Now that I’ve completely bored you to death (that’s if you’re still reading – thank you by the way) I will skip over the part of going through town and just how different it is and get to arriving at the school, where we will be staying and spending most of our week.
Immediately when I see the turn off sign, my stomach starts to butterfly and I feel like a kid waiting for Christmas. Driving up to this place is like driving through a desert and then suddenly an oasis appears and it’s gorgeous.

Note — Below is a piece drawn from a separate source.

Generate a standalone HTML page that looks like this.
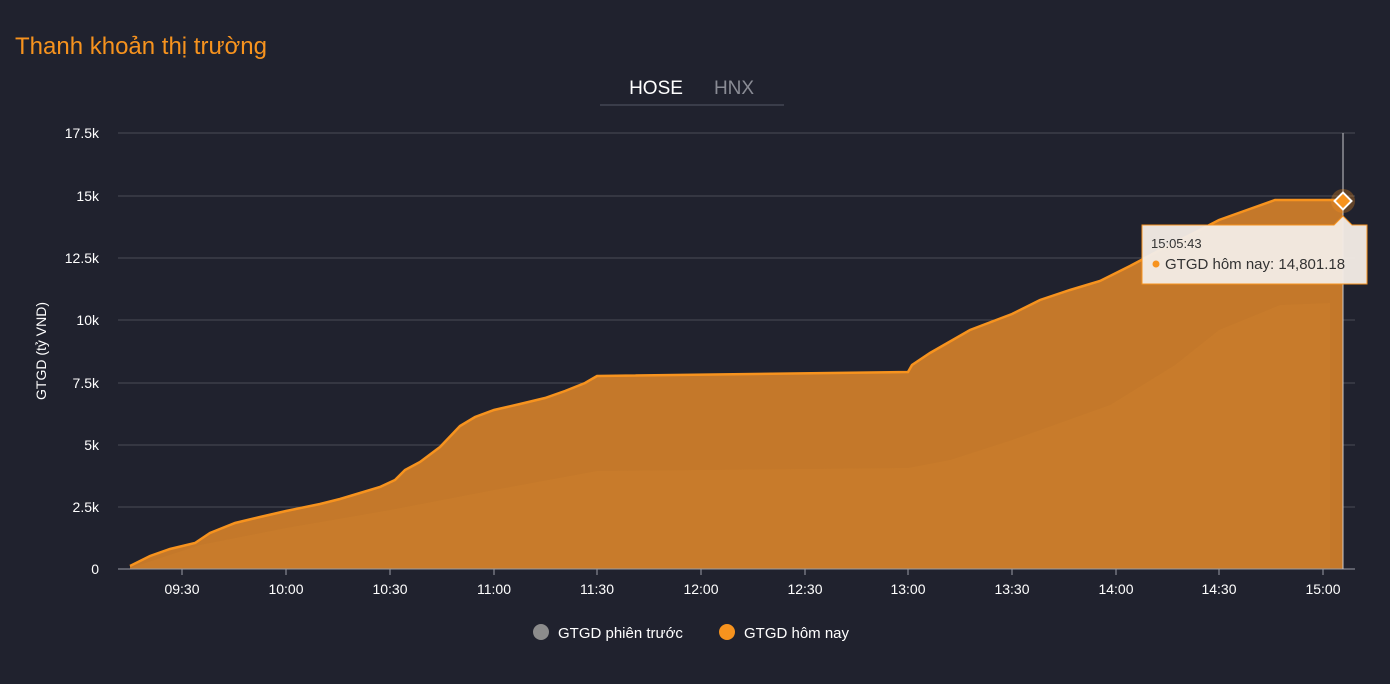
<!DOCTYPE html>
<html><head><meta charset="utf-8"><style>
body{margin:0;width:1390px;height:684px;background:#20222e;font-family:"Liberation Sans",sans-serif;overflow:hidden;position:relative}
.t{position:absolute;left:15px;top:33px;color:#f7931e;font-size:24px}
</style></head><body>
<div class="t">Thanh khoản thị trường</div>
<svg width="1390" height="684" style="position:absolute;left:0;top:0" font-family="Liberation Sans, sans-serif">
<text x="656" y="94" fill="#fff" font-size="19" text-anchor="middle">HOSE</text>
<text x="734" y="94" fill="#8a8c95" font-size="19" text-anchor="middle">HNX</text>
<line x1="600" y1="105" x2="784" y2="105" stroke="#555865" stroke-width="1"/>
<g stroke="#4a4c57" stroke-width="1">
<line x1="118" y1="133" x2="1355" y2="133"/><line x1="118" y1="196" x2="1355" y2="196"/>
<line x1="118" y1="258" x2="1355" y2="258"/><line x1="118" y1="320" x2="1355" y2="320"/>
<line x1="118" y1="383" x2="1355" y2="383"/><line x1="118" y1="445" x2="1355" y2="445"/>
<line x1="118" y1="507" x2="1355" y2="507"/></g>
<g fill="#fff" font-size="14" text-anchor="end">
<text x="99" y="138">17.5k</text><text x="99" y="201">15k</text><text x="99" y="263">12.5k</text>
<text x="99" y="325">10k</text><text x="99" y="388">7.5k</text><text x="99" y="450">5k</text>
<text x="99" y="512">2.5k</text><text x="99" y="574">0</text></g>
<text transform="translate(46,351) rotate(-90)" fill="#fff" font-size="14" text-anchor="middle">GTGD (tỷ VND)</text>
<path d="M130,566 L150,556 L170,549 L195,543 L210,533 L235,523 L260,517 L286,511 L320,504 L340,499 L360,493 L380,487 L395,480 L405,470 L420,462 L440,447 L460,426 L475,417 L494,410 L520,404 L545,398 L565,391 L585,383 L597,376 L908,372 L912,365 L930,353 L970,330 L1012,314 L1040,300 L1070,290 L1100,281 L1130,266 L1160,250 L1190,235 L1219,220 L1275,200 L1343,200 L1343,569 L130,569Z" fill="#c4782a"/>
<path d="M130,568 L200,545 L286,528 L390,510 L494,490 L597,471 L700,470 L908,468 L950,460 L1012,440 L1110,405 L1175,365 L1219,330 L1280,305 L1330,303 L1330,569 L130,569Z" fill="#cf8430" opacity="0.3"/>
<path d="M130,566 L150,556 L170,549 L195,543 L210,533 L235,523 L260,517 L286,511 L320,504 L340,499 L360,493 L380,487 L395,480 L405,470 L420,462 L440,447 L460,426 L475,417 L494,410 L520,404 L545,398 L565,391 L585,383 L597,376 L908,372 L912,365 L930,353 L970,330 L1012,314 L1040,300 L1070,290 L1100,281 L1130,266 L1160,250 L1190,235 L1219,220 L1275,200 L1343,200" fill="none" stroke="#f7931e" stroke-width="2.5"/>
<line x1="118" y1="569" x2="1355" y2="569" stroke="#9a9ca5"/>
<g stroke="#9a9ca5">
<line x1="182" y1="569" x2="182" y2="575"/><line x1="286" y1="569" x2="286" y2="575"/><line x1="390" y1="569" x2="390" y2="575"/><line x1="494" y1="569" x2="494" y2="575"/><line x1="597" y1="569" x2="597" y2="575"/><line x1="701" y1="569" x2="701" y2="575"/><line x1="805" y1="569" x2="805" y2="575"/><line x1="908" y1="569" x2="908" y2="575"/><line x1="1012" y1="569" x2="1012" y2="575"/><line x1="1116" y1="569" x2="1116" y2="575"/><line x1="1219" y1="569" x2="1219" y2="575"/><line x1="1323" y1="569" x2="1323" y2="575"/></g>
<g fill="#fff" font-size="14" text-anchor="middle">
<text x="182" y="594">09:30</text><text x="286" y="594">10:00</text><text x="390" y="594">10:30</text><text x="494" y="594">11:00</text><text x="597" y="594">11:30</text><text x="701" y="594">12:00</text><text x="805" y="594">12:30</text><text x="908" y="594">13:00</text><text x="1012" y="594">13:30</text><text x="1116" y="594">14:00</text><text x="1219" y="594">14:30</text><text x="1323" y="594">15:00</text></g>
<line x1="1343" y1="133" x2="1343" y2="569" stroke="#c8c8cc" stroke-width="1"/>
<circle cx="1343" cy="201" r="12" fill="#f7931e" opacity="0.3"/>
<rect x="1337" y="195" width="12" height="12" fill="#f7931e" stroke="#fff" stroke-width="2" transform="rotate(45 1343 201)"/>
<path d="M1142,225 L1334,225 L1343,216 L1352,225 L1367,225 L1367,284 L1142,284Z" fill="#f2ebe5" fill-opacity="0.96" stroke="#f7931e" stroke-width="1"/>
<text x="1151" y="248" fill="#333" font-size="13">15:05:43</text>
<circle cx="1156" cy="264" r="3.5" fill="#f7931e"/>
<text x="1165" y="269" fill="#333" font-size="15">GTGD hôm nay: 14,801.18</text>
<circle cx="541" cy="632" r="8" fill="#8c8c8c"/>
<text x="558" y="638" fill="#fff" font-size="15">GTGD phiên trước</text>
<circle cx="727" cy="632" r="8" fill="#f7931e"/>
<text x="744" y="638" fill="#fff" font-size="15">GTGD hôm nay</text>
</svg>
</body></html>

We jump out and bump into and hug staff members (like Moses, from the Science lab) that are still there. We catch up quickly with teachers that taught me (Like Mrs Khola, Mrs Mudzamba and Mrs Flanagan) and are now able to see my kids. It’s a nostalgia I can’t explain. Now understand that I am a teachers kid, so my mother taught alongside many of the staff there and I also took the time to talk to and get to know several members of ground staff and staff alike. There is a couple that have clocked 41 years at this place. It’s insane! (Dube & Lois) They live on the premises in a house, with a car of their own, she is a cleaner and he is one of the ground staff. I have a classmate that is teaching here (Edgar Somerai) – I will be catching up with him during this week. And as I look around me, there are memories flooding back from when I was 5 years old – all the way to when I left for Cape Town. The list is endless and not many people can share, that they went through only 1 school system their whole lives. There’s a handful of my friends that can identify with me, but not many. Guys, it’s everything and more.
To close the day off, my son had his first container of “Thingz”. You haven’t eaten these properly until you’ve put one on each finger and eaten then off one at a time 🤣 someone is smiling when they read this right?